Posted: Wed Apr 21, 2021 2:03 pm
by Skrawboy
Hey everybody

I just finnished a 2x el84 build because i wanted a lower-ish output amp for bedroom use (witch in normal people language sound like stadium output).
After all is done, i got a amp that is definitely lower output volume than my 2x el34 amp witch has a pretty similar output section (only som resistor and capacitor values changes).
My ampbuilding knowledge comes from this forum and what ever i can find on the internet. And so far this is waht i got, 4x el34 = 100watts, 2 el34 = 50 watts, 4 el84= 30 watt etc. etc.

So how do marshall and other builders use the the same amount of el34/6l6/el84/whatever, and lower the output to 20-30watts?

Re: what determines the output watt?

Posted: Wed Apr 21, 2021 7:05 pm
by danman
Those numbers you listed are mostly for advertising purposes and give people a general idea of an amp's possible wattage. In the real world, 2 x El34's can actually deliver close to 100 watts if pushed into extreme distortion and a 4 x El34 amp can make almost 200 watts when you are driving the amp hard. Manufacturers will normally list an amp's wattage at a certain distortion level such as 50 watts @ 5% "total harmonic distortion" (THD) but a tube amp can make much more power when pushed well into clipping. This is why speaker manufacturers recommend doubling your speaker wattage when purchasing speakers for a tube amp.
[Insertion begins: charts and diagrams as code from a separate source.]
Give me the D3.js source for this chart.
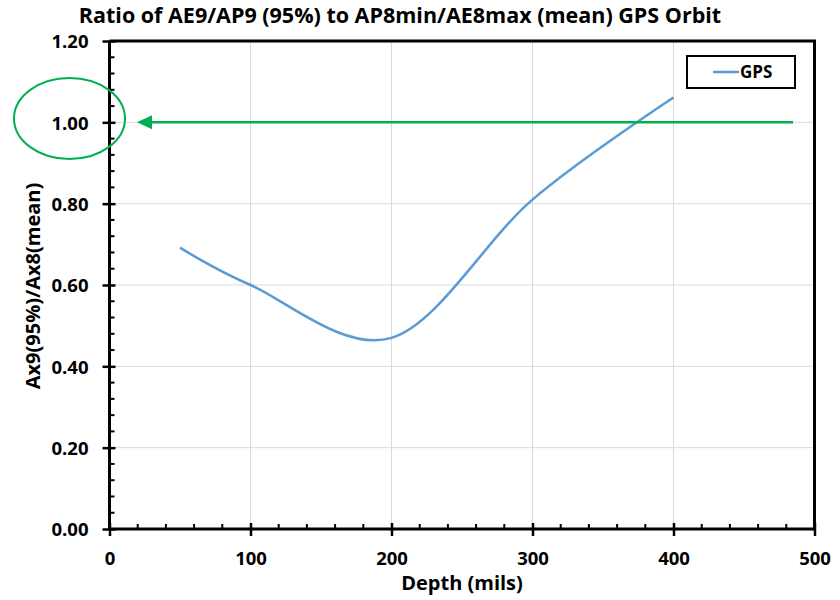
<!DOCTYPE html>
<html><head><meta charset="utf-8">
<script src="https://cdn.jsdelivr.net/npm/d3@7"></script>
<style>body{margin:0;background:#fff}svg{display:block}</style>
</head><body><svg id="c" width="840" height="600"></svg>
<script>
const depths = [50, 100, 200, 300, 400];
const ratios = [0.692, 0.600, 0.470, 0.810, 1.061];
const xTicks = [0, 100, 200, 300, 400, 500];
const yTicks = [0, 0.2, 0.4, 0.6, 0.8, 1.0, 1.2];
const seriesName = "GPS";
const title = "Ratio of AE9/AP9 (95%) to AP8min/AE8max (mean) GPS Orbit";
const xTitle = "Depth (mils)";
const yTitle = "Ax9(95%)/Ax8(mean)";
const refValue = 1.0;

const svg = d3.select("#c");
const font = "'Open Sans', 'DejaVu Sans', sans-serif";
const L = 109.5, R = 814.5, T = 41, B = 529;
const x = d3.scaleLinear().domain([0, 500]).range([L, R]);
const y = d3.scaleLinear().domain([0, 1.2]).range([B, T]);

// gridlines
svg.append("g").selectAll("line").data(xTicks.slice(1, -1)).join("line")
  .attr("x1", d => x(d)).attr("x2", d => x(d)).attr("y1", T).attr("y2", B)
  .attr("stroke", "#d9d9d9").attr("stroke-width", 1);
svg.append("g").selectAll("line").data(yTicks.slice(1, -1)).join("line")
  .attr("x1", L).attr("x2", R).attr("y1", d => y(d)).attr("y2", d => y(d))
  .attr("stroke", "#d9d9d9").attr("stroke-width", 1);

// frame top/right
svg.append("path").attr("d", `M${L},${T}H${R}V${B}`).attr("fill", "none")
  .attr("stroke", "#000").attr("stroke-width", 3);

// minor ticks (inside)
const xMinor = d3.range(0, 501, 20).filter(v => v % 100 !== 0);
svg.append("g").selectAll("line").data(xMinor).join("line")
  .attr("x1", d => x(d)).attr("x2", d => x(d)).attr("y1", B).attr("y2", B - 5)
  .attr("stroke", "#000").attr("stroke-width", 2);
const yMinor = d3.range(0, 1.2001, 0.04).filter((v, i) => i % 5 !== 0);
svg.append("g").selectAll("line").data(yMinor).join("line")
  .attr("x1", L).attr("x2", L + 5).attr("y1", d => y(d)).attr("y2", d => y(d))
  .attr("stroke", "#000").attr("stroke-width", 2);

// axes
const xAxis = d3.axisBottom(x).tickValues(xTicks).tickFormat(d3.format("d")).tickSizeInner(7).tickSizeOuter(0);
const gx = svg.append("g").attr("transform", `translate(0,${B})`).call(xAxis);
gx.select(".domain").attr("stroke-width", 3).attr("d", `M${L},0H${R}`);
gx.selectAll(".tick line").attr("stroke-width", 2.5).attr("y1", -6).attr("y2", 7);
gx.selectAll(".tick text").attr("font-family", font).attr("font-weight", "bold")
  .attr("font-size", 18.5).attr("fill", "#000").attr("y", 0).attr("dy", null).attr("transform", "translate(0,36)");

const yAxis = d3.axisLeft(y).tickValues(yTicks).tickFormat(d3.format(".2f")).tickSizeInner(7).tickSizeOuter(0);
const gy = svg.append("g").attr("transform", `translate(${L},0)`).call(yAxis);
gy.select(".domain").attr("stroke-width", 3).attr("d", `M0,${B}V${T}`);
gy.selectAll(".tick line").attr("stroke-width", 2.5).attr("x1", 6).attr("x2", -7);
gy.selectAll(".tick text").attr("font-family", font).attr("font-weight", "bold")
  .attr("font-size", 18.5).attr("fill", "#000").attr("x", -21).attr("dy", "0.36em");

// series
const line = d3.line().x((d, i) => x(depths[i])).y(d => y(d)).curve(d3.curveCardinal.tension(0));
svg.append("path").datum(ratios).attr("d", line).attr("fill", "none")
  .attr("stroke", "#5B9BD5").attr("stroke-width", 2.5);

// reference arrow
const green = "#00B050";
svg.append("line").attr("x1", 150).attr("x2", 793).attr("y1", y(refValue)).attr("y2", y(refValue))
  .attr("stroke", green).attr("stroke-width", 2.5);
svg.append("path").attr("d", `M137,${y(refValue)}L152,${y(refValue) - 7}L152,${y(refValue) + 7}Z`).attr("fill", green);
svg.append("ellipse").attr("cx", 69.5).attr("cy", 118.5).attr("rx", 55.5).attr("ry", 40.5)
  .attr("fill", "none").attr("stroke", green).attr("stroke-width", 2);

// legend
svg.append("rect").attr("x", 687).attr("y", 56).attr("width", 108).attr("height", 32)
  .attr("fill", "#fff").attr("stroke", "#000").attr("stroke-width", 2);
svg.append("line").attr("x1", 713).attr("x2", 739).attr("y1", 72).attr("y2", 72)
  .attr("stroke", "#5B9BD5").attr("stroke-width", 2.5);
svg.append("text").attr("x", 740).attr("y", 78).text(seriesName)
  .attr("font-family", font).attr("font-weight", "bold").attr("font-size", 17);

// titles
svg.append("text").attr("x", 400).attr("y", 23).attr("text-anchor", "middle").text(title)
  .attr("font-family", font).attr("font-weight", "bold").attr("font-size", 21.5);
svg.append("text").attr("x", 462).attr("y", 590).attr("text-anchor", "middle").text(xTitle)
  .attr("font-family", font).attr("font-weight", "bold").attr("font-size", 20);
svg.append("text").attr("transform", "translate(40,286) rotate(-90)").attr("text-anchor", "middle").text(yTitle)
  .attr("font-family", font).attr("font-weight", "bold").attr("font-size", 20);
</script></body></html>
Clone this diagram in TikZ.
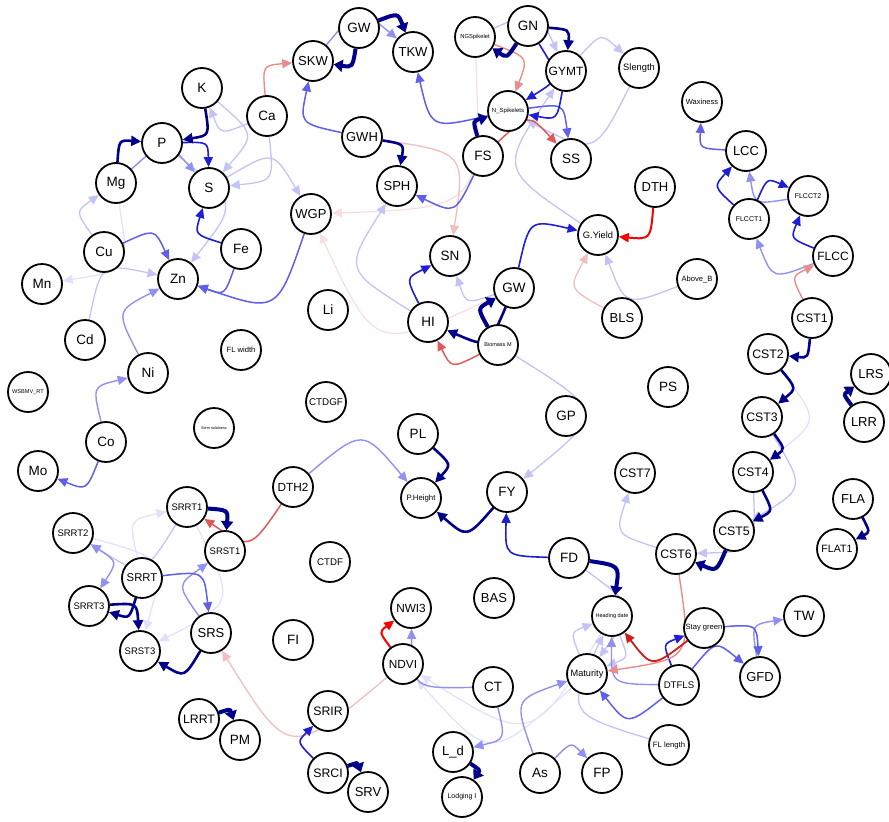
\documentclass[tikz,border=0pt]{standalone}
\usepackage{fontspec}
\setmainfont{Liberation Sans}
\usetikzlibrary{arrows.meta,calc}
\pgfdeclarelayer{background}
\pgfsetlayers{background,main}
\definecolor{nvc}{RGB}{0,0,139}
\definecolor{cbA}{RGB}{30,30,215}
\definecolor{cbB}{RGB}{95,95,235}
\definecolor{cbC}{RGB}{145,145,242}
\definecolor{cbD}{RGB}{195,195,248}
\definecolor{cbE}{RGB}{225,225,252}
\definecolor{crA}{RGB}{250,0,0}
\definecolor{crB}{RGB}{205,30,30}
\definecolor{crC}{RGB}{222,90,90}
\definecolor{crD}{RGB}{232,140,140}
\definecolor{crE}{RGB}{242,190,190}
\definecolor{crF}{RGB}{248,222,222}
\newcommand\fz[1]{\fontsize{#1}{#1}\selectfont}
\newcommand\ed[4][1.0]{\draw[#2] (#3) .. controls ($(#3)!0.5!(#4)!#1!90:(#4)$) .. (#4);}
\begin{document}
\begin{tikzpicture}[x=1pt,y=1pt,
 nd/.style={circle,draw=black,line width=1.8pt,fill=white,minimum size=40pt,inner sep=0pt},
 ar/.style={-{Triangle[length=10pt,width=9pt]}},
 eNT/.style={draw=nvc,line width=4pt,-{Triangle[length=9pt,width=12pt]}},
 eNM/.style={draw=nvc,line width=2.6pt,-{Triangle[length=10pt,width=10pt]}},
 eBA/.style={draw=cbA,line width=1.6pt,ar},
 eBB/.style={draw=cbB,line width=1.5pt,ar},
 eBC/.style={draw=cbC,line width=1.4pt,ar},
 eBD/.style={draw=cbD,line width=1.3pt,ar},
 eBE/.style={draw=cbE,line width=1.2pt,ar},
 eRA/.style={draw=crA,line width=2pt,ar},
 eRB/.style={draw=crB,line width=1.8pt,ar},
 eRC/.style={draw=crC,line width=1.5pt,ar},
 eRD/.style={draw=crD,line width=1.4pt,ar},
 eRE/.style={draw=crE,line width=1.3pt,ar},
 eRF/.style={draw=crF,line width=1.2pt,ar},
 both/.style={{Triangle[length=10pt,width=9pt]}-{Triangle[length=10pt,width=9pt]}}]
\useasboundingbox (0,0) rectangle (889,-822);
% nodes
\node[nd,font=\fz{13.5}] (GW) at (359,-28) {GW};
\node[nd,font=\fz{13}] (SKW) at (313,-61) {SKW};
\node[nd,font=\fz{13}] (TKW) at (413,-52) {TKW};
\node[nd,font=\fz{5.8}] (NGS) at (475,-37) {NGSpikelet};
\node[nd,font=\fz{13.5}] (GN) at (528,-26) {GN};
\node[nd,font=\fz{12}] (GYMT) at (566,-71) {GYMT};
\node[nd,font=\fz{9.3}] (Slength) at (639,-68) {Slength};
\node[nd,font=\fz{6}] (NSp) at (508,-111) {N\_Spikelets};
\node[nd,font=\fz{13.5}] (FS) at (483,-156) {FS};
\node[nd,font=\fz{13.5}] (SS) at (571,-159) {SS};
\node[nd,font=\fz{13}] (GWH) at (362,-137) {GWH};
\node[nd,font=\fz{13}] (SPH) at (397,-186) {SPH};
\node[nd,font=\fz{13.5}] (K) at (202,-88) {K};
\node[nd,font=\fz{13.5}] (Ca) at (267,-116) {Ca};
\node[nd,font=\fz{13.5}] (P) at (162,-143) {P};
\node[nd,font=\fz{13.5}] (Mg) at (116,-183) {Mg};
\node[nd,font=\fz{13.5}] (S) at (209,-188) {S};
\node[nd,font=\fz{13}] (WGP) at (311,-214) {WGP};
\node[nd,font=\fz{13.5}] (Fe) at (241,-249) {Fe};
\node[nd,font=\fz{13.5}] (Cu) at (104,-252) {Cu};
\node[nd,font=\fz{13.5}] (Zn) at (178,-279) {Zn};
\node[nd,font=\fz{13.5}] (Mn) at (42,-284) {Mn};
\node[nd,font=\fz{13.5}] (Li) at (328,-310) {Li};
\node[nd,font=\fz{13.5}] (Cd) at (85,-340) {Cd};
\node[nd,font=\fz{7.6}] (FLw) at (241,-350) {FL width};
\node[nd,font=\fz{13.5}] (Ni) at (148,-373) {Ni};
\node[nd,font=\fz{5.6}] (WSB) at (28,-392) {WSBMV\_RT};
\node[nd,font=\fz{3.8}] (Stem) at (214,-428) {Stem solidness};
\node[nd,font=\fz{9.8}] (CTDGF) at (326,-402) {CTDGF};
\node[nd,font=\fz{13.5}] (Co) at (106,-442) {Co};
\node[nd,font=\fz{13.5}] (Mo) at (38,-471) {Mo};
\node[nd,font=\fz{7.5}] (Wax) at (702,-102) {Waxiness};
\node[nd,font=\fz{13}] (LCC) at (746,-151) {LCC};
\node[nd,font=\fz{13}] (DTH) at (655,-187) {DTH};
\node[nd,font=\fz{7}] (FLCCTa) at (749,-219) {FLCCT1};
\node[nd,font=\fz{7}] (FLCCTb) at (808,-196) {FLCCT2};
\node[nd,font=\fz{9.3}] (GY) at (598,-235) {G.Yield};
\node[nd,font=\fz{12}] (FLCC) at (833,-256) {FLCC};
\node[nd,font=\fz{13.5}] (SN) at (450,-256) {SN};
\node[nd,font=\fz{13.5}] (GWb) at (514,-288) {GW};
\node[nd,font=\fz{13.5}] (HI) at (428,-322) {HI};
\node[nd,font=\fz{5.5}] (BM) at (498,-345) {Biomass M};
\node[nd,font=\fz{7.6}] (AB) at (697,-279) {Above\_B};
\node[nd,font=\fz{13}] (BLS) at (622,-318) {BLS};
\node[nd,font=\fz{12.3}] (CSTa) at (812,-318) {CST1};
\node[nd,font=\fz{12.3}] (CSTb) at (768,-354) {CST2};
\node[nd,font=\fz{13.5}] (PS) at (668,-387) {PS};
\node[nd,font=\fz{13}] (LRS) at (871,-374) {LRS};
\node[nd,font=\fz{13}] (LRR) at (864,-422) {LRR};
\node[nd,font=\fz{12.3}] (CSTc) at (762,-417) {CST3};
\node[nd,font=\fz{13.5}] (GP) at (566,-416) {GP};
\node[nd,font=\fz{13.5}] (PL) at (418,-434) {PL};
\node[nd,font=\fz{12.3}] (CSTg) at (635,-473) {CST7};
\node[nd,font=\fz{12.3}] (CSTd) at (753,-472) {CST4};
\node[nd,font=\fz{13}] (FLA) at (853,-499) {FLA};
\node[nd,font=\fz{13.5}] (FY) at (507,-492) {FY};
\node[nd,font=\fz{7.8}] (PH) at (421,-498) {P.Height};
\node[nd,font=\fz{11.8}] (DTHb) at (293,-487) {DTH2};
\node[nd,font=\fz{9.5}] (SRRTa) at (187,-507) {SRRT1};
\node[nd,font=\fz{9.5}] (SRSTa) at (225,-551) {SRST1};
\node[nd,font=\fz{9.5}] (SRRTb) at (73,-533) {SRRT2};
\node[nd,font=\fz{10.6}] (FLAT) at (837,-549) {FLAT1};
\node[nd,font=\fz{12.3}] (CSTe) at (734,-531) {CST5};
\node[nd,font=\fz{12.3}] (CSTf) at (676,-554) {CST6};
\node[nd,font=\fz{13.5}] (FD) at (569,-558) {FD};
\node[nd,font=\fz{9.7}] (CTDF) at (330,-562) {CTDF};
\node[nd,font=\fz{11.3}] (SRRT) at (142,-578) {SRRT};
\node[nd,font=\fz{9.5}] (SRRTc) at (89,-606) {SRRT3};
\node[nd,font=\fz{9.5}] (SRSTc) at (140,-651) {SRST3};
\node[nd,font=\fz{13}] (SRS) at (211,-633) {SRS};
\node[nd,font=\fz{13.5}] (FI) at (293,-640) {FI};
\node[nd,font=\fz{11.8}] (NWI) at (411,-608) {NWI3};
\node[nd,font=\fz{13}] (BAS) at (494,-598) {BAS};
\node[nd,font=\fz{5.5}] (HD) at (612,-616) {Heading date};
\node[nd,font=\fz{7.6}] (SG) at (704,-628) {Stay green};
\node[nd,font=\fz{13.5}] (TW) at (804,-616) {TW};
\node[nd,font=\fz{9.2}] (Mat) at (587,-674) {Maturity};
\node[nd,font=\fz{11.8}] (NDVI) at (403,-664) {NDVI};
\node[nd,font=\fz{13}] (GFD) at (760,-677) {GFD};
\node[nd,font=\fz{13.5}] (CT) at (493,-687) {CT};
\node[nd,font=\fz{9.6}] (DTFLS) at (679,-685) {DTFLS};
\node[nd,font=\fz{12.3}] (SRIR) at (328,-711) {SRIR};
\node[nd,font=\fz{12.3}] (LRRT) at (199,-719) {LRRT};
\node[nd,font=\fz{13.5}] (PM) at (240,-740) {PM};
\node[nd,font=\fz{7.7}] (FLl) at (669,-745) {FL length};
\node[nd,font=\fz{13}] (Ld) at (453,-752) {L\_d};
\node[nd,font=\fz{13.5}] (As) at (540,-773) {As};
\node[nd,font=\fz{13.5}] (FP) at (602,-773) {FP};
\node[nd,font=\fz{12.3}] (SRCI) at (328,-773) {SRCI};
\node[nd,font=\fz{13}] (SRV) at (368,-792) {SRV};
\node[nd,font=\fz{7}] (LI) at (462,-797) {Lodging I};
\begin{pgfonlayer}{background}
% very light first
\ed{eRF}{NGS}{WGP}
\ed{eRF}{GWb}{WGP}
\ed{eBE}{CSTb}{CSTd}
\ed{eBE}{HD}{NDVI}
\ed{eBE}{Mat}{NDVI}
\ed{eBE}{SRRT}{SRRTa}
\ed{eBE}{SRRTb}{SRSTc}
\ed{eBE}{SRRTa}{SRSTc}
\ed{eBE}{Mg}{Mn}
% light
\ed{eBD}{Ca}{K}
\ed{eBD}{Ca}{S}
\ed{eBD}{K}{S}
\ed{eBD}{P}{Zn}
\ed{eBD}{Cu}{Mg}
\ed{eBD}{Cd}{Zn}
\ed{eBD}{S}{WGP}
\ed{eBD}{NGS}{GYMT}
\ed{eBD}{GYMT}{Slength}
\ed{eBD}{Slength}{NSp}
\ed{eBD}{GY}{GYMT}
\ed{eBD}{HI}{SPH}
\ed{eBD}{GWb}{SN}
\ed[1.4]{eBD}{BM}{FY}
\ed{eBD}{AB}{GY}
\ed{eBD}{CSTc}{CSTe}
\ed{eBD}{CSTd}{CSTf}
\ed{eBD}{CSTf}{CSTg}
\ed[1.15]{eBD}{FLl}{HD}
\ed{eBD}{FD}{Mat}
\ed{eBD}{Mat}{HD}
\ed{eBD}{HD}{Mat}
\ed{eBD}{SRRTa}{SRRTb}
\ed{eRE}{GWH}{SN}
\ed{eRE}{BLS}{GY}
\ed[1.15]{eRE}{NDVI}{SRS}
% medium
\ed{eBC}{Mg}{S}
\ed{eBC}{SKW}{TKW}
\ed{eBC}{Ni}{Zn}
\ed{eBC}{Co}{Ni}
\ed{eBC}{FLCCTb}{LCC}
\ed{eBC}{FLCC}{FLCCTa}
\ed{eBC}{DTHb}{PH}
\ed{eBC}{SRS}{SRSTa}
\ed{eBC,both}{SRRTb}{SRRTc}
\ed{eBC}{CT}{NWI}
\ed{eBC}{CT}{Ld}
\ed{eBC}{As}{FP}
\ed{eBC}{As}{Mat}
\ed{eBC}{DTFLS}{HD}
\ed{eBC}{GFD}{TW}
\ed{eBB}{Cu}{Zn}
\ed{eBB}{Co}{Mo}
\ed{eBB}{Fe}{Zn}
\ed{eBB}{WGP}{Zn}
\ed{eBB}{GWH}{SKW}
\ed{eBB}{NSp}{TKW}
\ed{eBB}{FS}{SPH}
\ed{eBB}{NSp}{SS}
\ed{eBB}{LCC}{Wax}
\ed{eBB}{SRRT}{SRS}
\ed{eBB}{SG}{GFD}
\ed{eBB}{DTFLS}{GFD}
\ed{eBB}{DTFLS}{Mat}
\ed{eBA}{P}{S}
\ed{eBA}{Fe}{S}
\ed{eBA}{GN}{NSp}
\ed{eBA}{GYMT}{NSp}
\ed{eBA}{GWb}{GY}
\ed{eBA}{HI}{SN}
\ed{eBA}{FD}{FY}
\ed{eBA}{FLCCTa}{LCC}
\ed{eBA}{FLCCTa}{FLCCTb}
\ed{eBA}{FLCC}{FLCCTb}
\ed{eBA}{DTFLS}{SG}
\ed{eBA}{SRCI}{SRIR}
% reds
\ed{eRD}{Ca}{SKW}
\ed{eRD}{NGS}{NSp}
\ed{eRD}{CSTa}{FLCC}
\ed{eRD}{CSTf}{Mat}
\ed{eRC}{FS}{SS}
\ed{eRC}{BM}{HI}
\ed{eRC}{DTHb}{SRRTa}
\ed{eRB}{SG}{HD}
\ed{eRA}{DTH}{GY}
\ed{eRA}{NDVI}{NWI}
% navy
\ed{eNM}{K}{P}
\ed{eNM}{Mg}{P}
\ed{eNM}{GN}{GYMT}
\ed{eNM}{GWH}{SPH}
\ed{eNM}{GWb}{HI}
\ed{eNM}{PL}{PH}
\ed{eNM}{FY}{PH}
\ed{eNM}{CSTa}{CSTb}
\ed{eNM}{CSTb}{CSTc}
\ed{eNM}{CSTc}{CSTd}
\ed{eNM}{CSTd}{CSTe}
\ed{eNM}{FLA}{FLAT}
\ed{eNM}{SRS}{SRSTc}
\ed{eNM}{SRRT}{SRRTc}
\ed{eNM}{SRRTc}{SRSTc}
\ed{eNT}{GW}{TKW}
\ed{eNT}{GW}{SKW}
\ed{eNT}{GN}{NGS}
\ed{eNT}{FS}{NSp}
\ed{eNT}{BM}{GWb}
\ed{eNT}{CSTe}{CSTf}
\ed{eNT}{FD}{HD}
\ed{eNT}{LRR}{LRS}
\ed{eNT}{Ld}{LI}
\ed{eNT}{SRCI}{SRV}
\ed{eNT}{LRRT}{PM}
\ed{eNT}{SRRTa}{SRSTa}
\end{pgfonlayer}
\end{tikzpicture}
\end{document}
The power tube type, the amp's power supply, plate voltage, tube bias and the output transformers primary impedance are all factors in how much output wattage an amplifier can provide. Marshall is able to squeeze some of their newer 2 x EL34 amps down to 20 watts by lowering the amps B+ voltage and using a smaller OT. Even at 20 watts though, they can still be quite loud but they do run out of clean headroom before their larger, 50 watts do.

Re: what determines the output watt?

Posted: Thu Apr 22, 2021 3:59 am
by Skrawboy
Thanx Danman

Another mystery solved.

B+ powerscaliing, here i come :thumbsup:

Re: what determines the output watt?

Posted: Thu Apr 22, 2021 7:00 pm
by danman
Power scaling will work to lower volume and headroom if that's your goal. Some folks will scale only the power amp section so that the preamp still sees it's correct voltage. This method works well and helps to retain the amp's original tone because the preamp voltages are not lowered. Other's will scale the entire amp with good results but some folks have claimed that it does not sound good with all amps. I don't have any experience with it so I can't comment on which method is better. I will mention that cathode biased amps are much easier to scale because you don't have to adjust for the change in bias voltage like you would on a fixed bias amp. I believe that London Power does make a scaling kit for fixed bias amps though.